The tape is not giving CMG an easy pass
The stock's June 30 close at CAD 3.58, up 2.58 percent on the day, is a useful reminder that the market already has an opinion. This is not a broken chart where any insider buy looks heroic. It is a name that has already been through a large range, from CAD 3.40 to CAD 8.23 over the past 52 weeks, and it is now trading near the lower end of that band. That can mean value. It can also mean the market has re-rated the business for a reason and is waiting for proof before it pays up again.
Volume of 154,443 shares is not a screaming signal either. It is enough to show the market was active, but not enough to suggest a full-blown repricing on the filing alone. The day move and the insider buy happened in the same window, which makes for a neat story, but the stock did not explode. That is useful. It keeps the read grounded. The market is acknowledging the name, not surrendering to it.
The broader tape also matters because energy software names do not trade in a vacuum. When the market is rewarding AI and digital infrastructure, a company like CMG can get some sympathy as a software asset. When oil weakens, the same name can get treated as an energy proxy. That dual identity is why the stock can look cheap to one crowd and fully explained to another. The insider cluster does not resolve that tension. It just tells you the people inside the company are willing to own it through the ambiguity.
The fundamental screen is decent, which is why the filing lands at all
InsiderTrades data puts CMG's fundamental score at 77, with a rank of 1,628 out of 24,974. That is a respectable screen, and it helps explain why the insider activity is worth reading in the first place. A weak business with a weak score and a random buy is easy to ignore.

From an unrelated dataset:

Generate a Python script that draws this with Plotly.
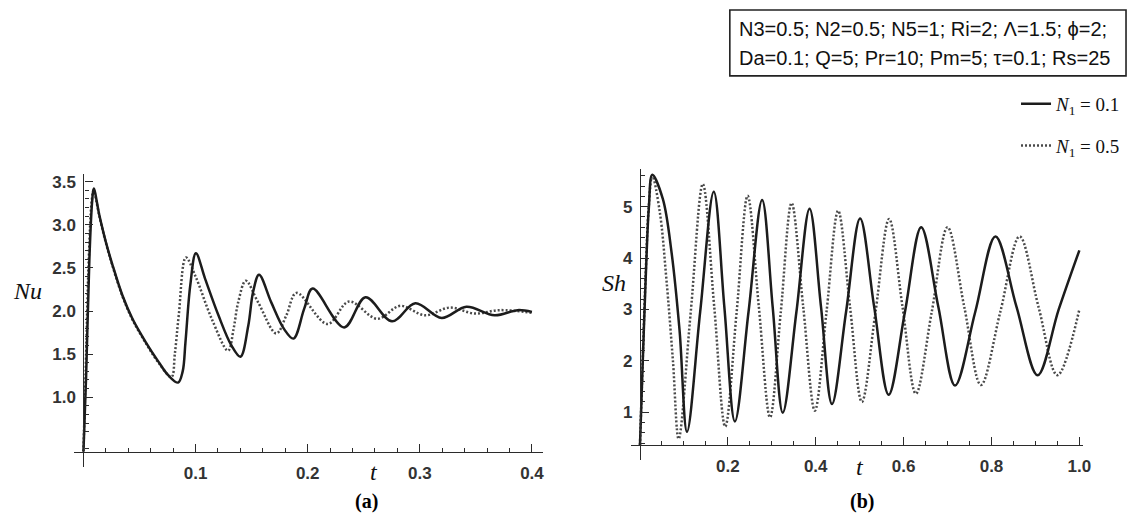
import plotly.graph_objects as go

# ---------------- data ----------------
# (a) Nusselt number vs time
t_nu_a = [0.0, 0.0024, 0.0053, 0.0077, 0.0092, 0.0142, 0.020, 0.026, 0.0348, 0.0437,
          0.0555, 0.067, 0.076, 0.0844, 0.0885, 0.091, 0.0953, 0.1003, 0.1086, 0.1204,
          0.132, 0.140, 0.147, 0.1513, 0.1566, 0.1675, 0.179, 0.1873, 0.197, 0.2044,
          0.2325, 0.2516, 0.2752, 0.296, 0.3195, 0.3416, 0.3667, 0.3873, 0.400]
nu_a = [0.37, 1.25, 2.60, 3.26, 3.42, 3.11, 2.80, 2.53, 2.18, 1.91,
        1.64, 1.41, 1.25, 1.17, 1.30, 1.64, 2.30, 2.67, 2.37, 1.95,
        1.60, 1.47, 1.83, 2.22, 2.42, 2.10, 1.79, 1.68, 2.03, 2.26,
        1.81, 2.16, 1.88, 2.09, 1.92, 2.05, 1.95, 2.01, 1.99]

t_nu_b = [0.0, 0.0020, 0.0048, 0.0074, 0.0090, 0.0142, 0.020, 0.026, 0.0348, 0.0437,
          0.0555, 0.067, 0.0785, 0.0815, 0.085, 0.0914, 0.0997, 0.1144, 0.129, 0.134,
          0.138, 0.1448, 0.1558, 0.172, 0.181, 0.190, 0.2177, 0.2369, 0.262, 0.2826,
          0.3047, 0.3268, 0.349, 0.371, 0.400]
nu_b = [0.37, 1.30, 2.62, 3.28, 3.40, 3.10, 2.79, 2.52, 2.17, 1.90,
        1.63, 1.40, 1.235, 1.50, 1.95, 2.62, 2.41, 1.91, 1.54, 1.80,
        2.10, 2.35, 2.10, 1.74, 1.95, 2.21, 1.85, 2.11, 1.91, 2.06,
        1.95, 2.04, 1.97, 2.01, 1.98]

# (b) Sherwood number vs time
t_sh_a = [0.0, 0.006, 0.013, 0.020, 0.028, 0.052, 0.072, 0.090, 0.107, 0.137,
          0.168, 0.192, 0.216, 0.247, 0.278, 0.302, 0.325, 0.356, 0.386, 0.412,
          0.437, 0.469, 0.501, 0.533, 0.566, 0.603, 0.640, 0.679, 0.717, 0.763,
          0.809, 0.857, 0.905, 0.953, 1.0]
sh_a = [0.36, 1.90, 3.60, 4.95, 5.62, 5.15, 4.10, 2.60, 0.62, 2.95,
        5.29, 3.05, 0.82, 2.95, 5.13, 3.05, 0.99, 2.95, 4.96, 3.05,
        1.16, 2.95, 4.77, 3.05, 1.34, 2.95, 4.60, 3.05, 1.52, 2.95,
        4.42, 3.05, 1.72, 3.0, 4.15]

t_sh_b = [0.0, 0.006, 0.013, 0.020, 0.028, 0.045, 0.060, 0.075, 0.088, 0.1155,
          0.143, 0.169, 0.194, 0.220, 0.245, 0.2705, 0.296, 0.3205, 0.345, 0.3715,
          0.398, 0.4245, 0.451, 0.478, 0.505, 0.536, 0.567, 0.5975, 0.628, 0.664,
          0.700, 0.738, 0.776, 0.820, 0.864, 0.907, 0.950, 1.0]
sh_b = [0.36, 1.95, 3.70, 5.00, 5.60, 4.90, 3.60, 2.00, 0.48, 2.95,
        5.44, 3.05, 0.72, 2.95, 5.21, 3.05, 0.90, 2.95, 5.07, 3.05,
        1.03, 2.95, 4.92, 3.05, 1.20, 2.95, 4.76, 3.05, 1.36, 2.95,
        4.60, 3.05, 1.53, 2.95, 4.42, 3.05, 1.72, 3.0]

series_names = ["<i>N</i><sub>1</sub> = 0.1", "<i>N</i><sub>1</sub> = 0.5"]

nu_tickvals = [1.0, 1.5, 2.0, 2.5, 3.0, 3.5]
nu_ticktext = ["1.0", "1.5", "2.0", "2.5", "3.0", "3.5"]
ta_tickvals = [0.1, 0.2, 0.3, 0.4]
ta_ticktext = ["0.1", "0.2", "0.3", "0.4"]
sh_tickvals = [1, 2, 3, 4, 5]
sh_ticktext = ["1", "2", "3", "4", "5"]
tb_tickvals = [0.2, 0.4, 0.6, 0.8, 1.0]
tb_ticktext = ["0.2", "0.4", "0.6", "0.8", "1.0"]

params_line1 = "N3=0.5; N2=0.5; N5=1; Ri=2; Λ=1.5; ϕ=2;"
params_line2 = "Da=0.1; Q=5; Pr=10; Pm=5; τ=0.1; Rs=25"

# ---------------- figure ----------------
W, H = 1137, 521
SOLID = "#1c1c1c"
DOTTED = "#4a4a4a"
AXIS = "#2b2b2b"
TICKFONT = dict(family="Liberation Sans, Arial", size=17, color="#333333", weight="bold")

fig = go.Figure()


def add_pair(t1, y1, t2, y2, xa, ya, show):
    fig.add_trace(go.Scatter(
        x=t2, y=y2, mode="lines", name=series_names[1], xaxis=xa, yaxis=ya,
        line=dict(color=DOTTED, width=2.5, dash="2px,2px", shape="spline", smoothing=1.0),
        showlegend=show, legendgroup="g2", legendrank=2, hoverinfo="skip"))
    fig.add_trace(go.Scatter(
        x=t1, y=y1, mode="lines", name=series_names[0], xaxis=xa, yaxis=ya,
        line=dict(color=SOLID, width=2.5, shape="spline", smoothing=1.0),
        showlegend=show, legendgroup="g1", legendrank=1, hoverinfo="skip"))


add_pair(t_nu_a, nu_a, t_nu_b, nu_b, "x", "y", True)
add_pair(t_sh_a, sh_a, t_sh_b, sh_b, "x2", "y2", False)


def px_x(p):
    return p / W


def px_y(p):
    return 1 - p / H


def frange(a, b, step):
    out, k = [], 0
    while a + k * step <= b + 1e-9:
        out.append(round(a + k * step, 6))
        k += 1
    return out


def axis_cfg(rng, dom, pos, tv, tt, minor_vals, standoff):
    return dict(
        range=rng, domain=dom, anchor="free", position=pos,
        showline=True, linecolor=AXIS, linewidth=1.3,
        showgrid=False, zeroline=False,
        tickmode="array", tickvals=tv, ticktext=tt,
        ticks="inside", ticklen=8, tickwidth=1.2, tickcolor=AXIS,
        ticklabelstandoff=standoff,
        minor=dict(tickmode="array", tickvals=minor_vals, ticks="inside",
                   ticklen=4, tickwidth=1, tickcolor=AXIS, showgrid=False),
        tickfont=TICKFONT, fixedrange=True)


fig.update_layout(
    xaxis=axis_cfg([-0.008, 0.41], [px_x(75), px_x(547)], px_y(452),
                   ta_tickvals, ta_ticktext,
                   [v for v in frange(0.02, 0.40, 0.02) if round(v * 10, 6) % 1 != 0], 5),
    yaxis=axis_cfg([0.1898, 3.5926], [px_y(467), px_y(173)], px_x(84),
                   nu_tickvals, nu_ticktext,
                   [v for v in frange(0.4, 3.5, 0.1) if round(v * 2, 6) % 1 != 0], 4),
    xaxis2=axis_cfg([-0.0215, 1.009], [px_x(635), px_x(1091)], px_y(445),
                    tb_tickvals, tb_ticktext,
                    [v for v in frange(0.05, 1.0, 0.05) if round(v * 5, 6) % 1 != 0], 5),
    yaxis2=axis_cfg([0.068, 5.738], [px_y(460), px_y(168)], px_x(644.5),
                    sh_tickvals, sh_ticktext,
                    [v for v in frange(0.4, 5.6, 0.2) if round(v, 6) % 1 != 0], 4),
)

annotations = [
    dict(text="<i>Nu</i>", x=px_x(28), y=px_y(291)),
    dict(text="<i>t</i>", x=px_x(377), y=px_y(472)),
    dict(text="<i>Sh</i>", x=px_x(618), y=px_y(283)),
    dict(text="<i>t</i>", x=px_x(866), y=px_y(467)),
]
for a in annotations:
    a.update(xref="paper", yref="paper", showarrow=False, xanchor="center", yanchor="middle",
             font=dict(family="Liberation Serif, Times New Roman", size=24, color="#111111"))

for txt, cx in (("<b>(a)</b>", 369), ("<b>(b)</b>", 868)):
    annotations.append(dict(text=txt, x=px_x(cx), y=px_y(501), xref="paper", yref="paper",
                            showarrow=False, xanchor="center", yanchor="middle",
                            font=dict(family="Liberation Serif, Times New Roman", size=20,
                                      color="#000000")))

for txt, cy in ((params_line1, 28), (params_line2, 57)):
    annotations.append(dict(text=txt, x=px_x(742), y=px_y(cy), xref="paper", yref="paper",
                            showarrow=False, xanchor="left", yanchor="middle",
                            font=dict(family="Liberation Sans, Arial", size=20, color="#111111")))

fig.update_layout(
    annotations=annotations,
    shapes=[dict(type="rect", xref="paper", yref="paper",
                 x0=px_x(735), x1=px_x(1134), y0=px_y(75), y1=px_y(9),
                 line=dict(color="#222222", width=1.6), fillcolor="rgba(0,0,0,0)")],
    width=W, height=H, autosize=False,
    margin=dict(l=0, r=0, t=0, b=0),
    paper_bgcolor="white", plot_bgcolor="white",
    showlegend=True,
    legend=dict(x=px_x(1134), y=px_y(84), xanchor="right", yanchor="top",
                bgcolor="rgba(0,0,0,0)", borderwidth=0, itemwidth=30,
                tracegroupgap=14,
                font=dict(family="Liberation Serif, Times New Roman", size=19, color="#111111")),
)

fig.write_html("out.html")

A reasonably ranked small-cap software name in a consolidating niche, with a cluster of directors buying, is harder to wave away.
But a screen is not an alpha claim. It is a way to sort the names that deserve a closer look. CMG's value score is 74 and its quality score is 81, which fits the picture of a company that has enough substance to keep the market interested. The missing growth field in the dossier means I am not going to invent a growth narrative to make the story cleaner. That is fine. The market does not need a perfect factor profile to care about a name. It needs a business that can keep its place in a changing customer workflow.
If you are looking for the cleanest bull case, it is this: CMG operates in a niche where digital tools matter more every year, it has been building through acquisitions, and insiders have been buying in a cluster rather than one at a time. If you are looking for the catch, it is equally plain: the stock is still tied to upstream spending, the recent cohort history for this bucket has been weak over 90 days, and the market has already had a long look at the name. Both things can be true at once.
What to watch from here
The next useful question is not whether another insider buy appears tomorrow. It is whether CMG can keep turning its software stack into something customers keep paying for while the energy cycle remains uneven. Watch the integration of Rose Subsurface Assessment and the ongoing value of Bluware-Headwave inside the product set. Watch whether the company keeps showing up in the same conversation as larger digital platform names rather than being treated as a small, isolated software vendor. And watch the tape around oil, because the market will keep trying to drag CMG back into that trade whether the business deserves it or not.
The insider filing gives you a clean read on sentiment inside the company. The cluster makes that read stronger. The market backdrop gives it context. What it does not give you is a shortcut around execution. CMG still has to prove that its software remains relevant enough to justify the attention, and that the recent buying is a sign of confidence in the next leg rather than a polite vote of support at a low share price.